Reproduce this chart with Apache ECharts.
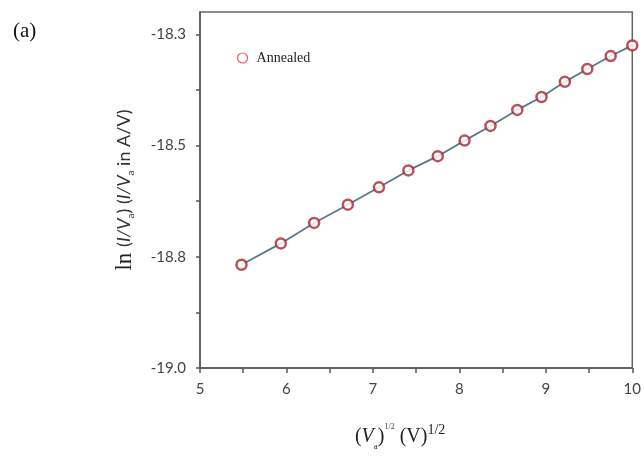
<!DOCTYPE html>
<html>
<head>
<meta charset="utf-8">
<script src="https://cdn.jsdelivr.net/npm/echarts@6/dist/echarts.min.js"></script>
<style>
  html, body { margin: 0; padding: 0; background: #fff; }
  #chart { width: 644px; height: 456px; }
</style>
</head>
<body>
<div id="chart"></div>
<script>
// (V_a)^1/2 values
const xValues = [5.48, 5.935, 6.32, 6.71, 7.07, 7.41, 7.75, 8.06, 8.36, 8.67, 8.95, 9.22, 9.48, 9.75, 10.0]
// ln(I/V_a)
const yValues = [-18.768, -18.720, -18.674, -18.633, -18.594, -18.556, -18.524, -18.489,
  -18.456, -18.420, -18.391, -18.357, -18.328, -18.299, -18.275]

const yTicks = [-19.0, -18.75, -18.5, -18.25]
const yTickLabels = ['-19.0', '-18.8', '-18.5', '-18.3']
const yMinorTicks = [-18.875, -18.625, -18.375]
const xTicks = [5, 6, 7, 8, 9, 10]

const seriesName = 'Annealed'

const points = xValues.map((x, i) => [x, yValues[i]])

const chart = echarts.init(document.getElementById('chart'), null, { renderer: 'canvas' })

const axisColor = '#555'
const markerRed = '#a82630'
const labelFont = 'Lato, "Open Sans", sans-serif'
const serif = '"Liberation Serif", "DejaVu Serif", serif'

chart.setOption({
  animation: false,
  backgroundColor: '#fff',
  grid: {
    left: 200,
    right: 11,
    top: 12,
    bottom: 84,
    show: true,
    borderColor: '#666',
    borderWidth: 1.5
  },
  graphic: [{
    type: 'text',
    left: 13,
    top: 21,
    style: { text: '(a)', font: '21px ' + serif, fill: '#111' }
  }],
  legend: {
    left: 232,
    top: 46,
    itemWidth: 10,
    itemHeight: 10,
    itemGap: 6,
    data: [{ name: seriesName, icon: 'circle', itemStyle: { color: '#fff', borderColor: '#d04048', borderWidth: 1.2 } }],
    textStyle: { fontFamily: serif, fontSize: 14, color: '#222', padding: [0, 0, 0, 4] }
  },
  xAxis: {
    type: 'value',
    min: 5,
    max: 10,
    interval: 1,
    name: '{p|(}{v|V}{sub|a}{p|)}{sup1|1/2}{p| (V)}{sup2|1/2}',
    nameLocation: 'middle',
    nameGap: 55,
    nameTextStyle: {
      padding: [0, 32, 0, 0],
      rich: {
        p: { fontFamily: serif, fontSize: 20, color: '#222' },
        v: { fontFamily: serif, fontSize: 20, fontStyle: 'italic', color: '#222' },
        sub: { fontFamily: serif, fontSize: 9, color: '#222', verticalAlign: 'bottom', padding: [10, 0, 0, 0] },
        sup1: { fontFamily: serif, fontSize: 8, color: '#444', verticalAlign: 'top', padding: [0, 0, 8, 0] },
        sup2: { fontFamily: serif, fontSize: 14, color: '#222', verticalAlign: 'top', padding: [0, 0, 14, 0] }
      }
    },
    axisLine: { show: true, onZero: false, lineStyle: { color: axisColor, width: 1.5 } },
    axisTick: { show: true, inside: false, length: 5, lineStyle: { color: axisColor, width: 1.5 } },
    minorTick: { show: true, splitNumber: 2, length: 5, lineStyle: { color: axisColor, width: 1.5 } },
    axisLabel: {
      margin: 14,
      fontFamily: labelFont,
      fontSize: 15,
      color: '#444',
      customValues: xTicks
    },
    splitLine: { show: false }
  },
  yAxis: {
    type: 'value',
    min: -19.0,
    max: -18.2,
    name: '{ln|ln }{p|(}{v|I/V}{sub|a}{p|) (}{v|I/V}{sub|a}{p| in A/V)}',
    nameLocation: 'middle',
    nameGap: 64,
    nameRotate: 90,
    nameTextStyle: {
      rich: {
        ln: { fontFamily: serif, fontSize: 23, color: '#222' },
        p: { fontFamily: labelFont, fontSize: 18, color: '#333' },
        v: { fontFamily: labelFont, fontSize: 18, fontStyle: 'italic', color: '#333' },
        sub: { fontFamily: labelFont, fontSize: 10, color: '#333', verticalAlign: 'bottom', padding: [12, 0, 0, 0] }
      }
    },
    axisLine: { show: true, onZero: false, lineStyle: { color: axisColor, width: 1.5 } },
    axisTick: {
      show: true,
      inside: false,
      length: 4,
      customValues: yTicks.concat(yMinorTicks),
      lineStyle: { color: axisColor, width: 1.5 }
    },
    axisLabel: {
      margin: 14,
      fontFamily: labelFont,
      fontSize: 15,
      color: '#444',
      customValues: yTicks,
      formatter: function (v) {
        const i = yTicks.findIndex(t => Math.abs(t - v) < 1e-6)
        return i >= 0 ? yTickLabels[i] : ''
      }
    },
    splitLine: { show: false }
  },
  series: [{
    name: 'fit',
    type: 'line',
    data: points,
    showSymbol: false,
    symbol: 'none',
    lineStyle: { color: '#5c7888', width: 1.8 },
    silent: true,
    z: 1
  }, {
    name: seriesName,
    type: 'scatter',
    data: points,
    symbol: 'circle',
    symbolSize: 10,
    itemStyle: { color: '#fff', borderColor: markerRed, borderWidth: 2.5 },
    z: 3
  }]
})

window.addEventListener('resize', () => chart.resize())
</script>
</body>
</html>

■ **EXERCISE OBJECTIVE**
Go through the material above and print all of it exactly, except the pictures.

■ **OUTPUT OF THE TASK**
Reproduce this chart with Apache ECharts.
<!DOCTYPE html>
<html>
<head>
<meta charset="utf-8">
<script src="https://cdn.jsdelivr.net/npm/echarts@6/dist/echarts.min.js"></script>
<style>
  html, body { margin: 0; padding: 0; background: #fff; }
  #chart { width: 644px; height: 456px; }
</style>
</head>
<body>
<div id="chart"></div>
<script>
// (V_a)^1/2 values
const xValues = [5.48, 5.935, 6.32, 6.71, 7.07, 7.41, 7.75, 8.06, 8.36, 8.67, 8.95, 9.22, 9.48, 9.75, 10.0]
// ln(I/V_a)
const yValues = [-18.768, -18.720, -18.674, -18.633, -18.594, -18.556, -18.524, -18.489,
  -18.456, -18.420, -18.391, -18.357, -18.328, -18.299, -18.275]

const yTicks = [-19.0, -18.75, -18.5, -18.25]
const yTickLabels = ['-19.0', '-18.8', '-18.5', '-18.3']
const yMinorTicks = [-18.875, -18.625, -18.375]
const xTicks = [5, 6, 7, 8, 9, 10]

const seriesName = 'Annealed'

const points = xValues.map((x, i) => [x, yValues[i]])

const chart = echarts.init(document.getElementById('chart'), null, { renderer: 'canvas' })

const axisColor = '#555'
const markerRed = '#a82630'
const labelFont = 'Lato, "Open Sans", sans-serif'
const serif = '"Liberation Serif", "DejaVu Serif", serif'

chart.setOption({
  animation: false,
  backgroundColor: '#fff',
  grid: {
    left: 200,
    right: 11,
    top: 12,
    bottom: 84,
    show: true,
    borderColor: '#666',
    borderWidth: 1.5
  },
  graphic: [{
    type: 'text',
    left: 13,
    top: 21,
    style: { text: '(a)', font: '21px ' + serif, fill: '#111' }
  }],
  legend: {
    left: 232,
    top: 46,
    itemWidth: 10,
    itemHeight: 10,
    itemGap: 6,
    data: [{ name: seriesName, icon: 'circle', itemStyle: { color: '#fff', borderColor: '#d04048', borderWidth: 1.2 } }],
    textStyle: { fontFamily: serif, fontSize: 14, color: '#222', padding: [0, 0, 0, 4] }
  },
  xAxis: {
    type: 'value',
    min: 5,
    max: 10,
    interval: 1,
    name: '{p|(}{v|V}{sub|a}{p|)}{sup1|1/2}{p| (V)}{sup2|1/2}',
    nameLocation: 'middle',
    nameGap: 55,
    nameTextStyle: {
      padding: [0, 32, 0, 0],
      rich: {
        p: { fontFamily: serif, fontSize: 20, color: '#222' },
        v: { fontFamily: serif, fontSize: 20, fontStyle: 'italic', color: '#222' },
        sub: { fontFamily: serif, fontSize: 9, color: '#222', verticalAlign: 'bottom', padding: [10, 0, 0, 0] },
        sup1: { fontFamily: serif, fontSize: 8, color: '#444', verticalAlign: 'top', padding: [0, 0, 8, 0] },
        sup2: { fontFamily: serif, fontSize: 14, color: '#222', verticalAlign: 'top', padding: [0, 0, 14, 0] }
      }
    },
    axisLine: { show: true, onZero: false, lineStyle: { color: axisColor, width: 1.5 } },
    axisTick: { show: true, inside: false, length: 5, lineStyle: { color: axisColor, width: 1.5 } },
    minorTick: { show: true, splitNumber: 2, length: 5, lineStyle: { color: axisColor, width: 1.5 } },
    axisLabel: {
      margin: 14,
      fontFamily: labelFont,
      fontSize: 15,
      color: '#444',
      customValues: xTicks
    },
    splitLine: { show: false }
  },
  yAxis: {
    type: 'value',
    min: -19.0,
    max: -18.2,
    name: '{ln|ln }{p|(}{v|I/V}{sub|a}{p|) (}{v|I/V}{sub|a}{p| in A/V)}',
    nameLocation: 'middle',
    nameGap: 64,
    nameRotate: 90,
    nameTextStyle: {
      rich: {
        ln: { fontFamily: serif, fontSize: 23, color: '#222' },
        p: { fontFamily: labelFont, fontSize: 18, color: '#333' },
        v: { fontFamily: labelFont, fontSize: 18, fontStyle: 'italic', color: '#333' },
        sub: { fontFamily: labelFont, fontSize: 10, color: '#333', verticalAlign: 'bottom', padding: [12, 0, 0, 0] }
      }
    },
    axisLine: { show: true, onZero: false, lineStyle: { color: axisColor, width: 1.5 } },
    axisTick: {
      show: true,
      inside: false,
      length: 4,
      customValues: yTicks.concat(yMinorTicks),
      lineStyle: { color: axisColor, width: 1.5 }
    },
    axisLabel: {
      margin: 14,
      fontFamily: labelFont,
      fontSize: 15,
      color: '#444',
      customValues: yTicks,
      formatter: function (v) {
        const i = yTicks.findIndex(t => Math.abs(t - v) < 1e-6)
        return i >= 0 ? yTickLabels[i] : ''
      }
    },
    splitLine: { show: false }
  },
  series: [{
    name: 'fit',
    type: 'line',
    data: points,
    showSymbol: false,
    symbol: 'none',
    lineStyle: { color: '#5c7888', width: 1.8 },
    silent: true,
    z: 1
  }, {
    name: seriesName,
    type: 'scatter',
    data: points,
    symbol: 'circle',
    symbolSize: 10,
    itemStyle: { color: '#fff', borderColor: markerRed, borderWidth: 2.5 },
    z: 3
  }]
})

window.addEventListener('resize', () => chart.resize())
</script>
</body>
</html>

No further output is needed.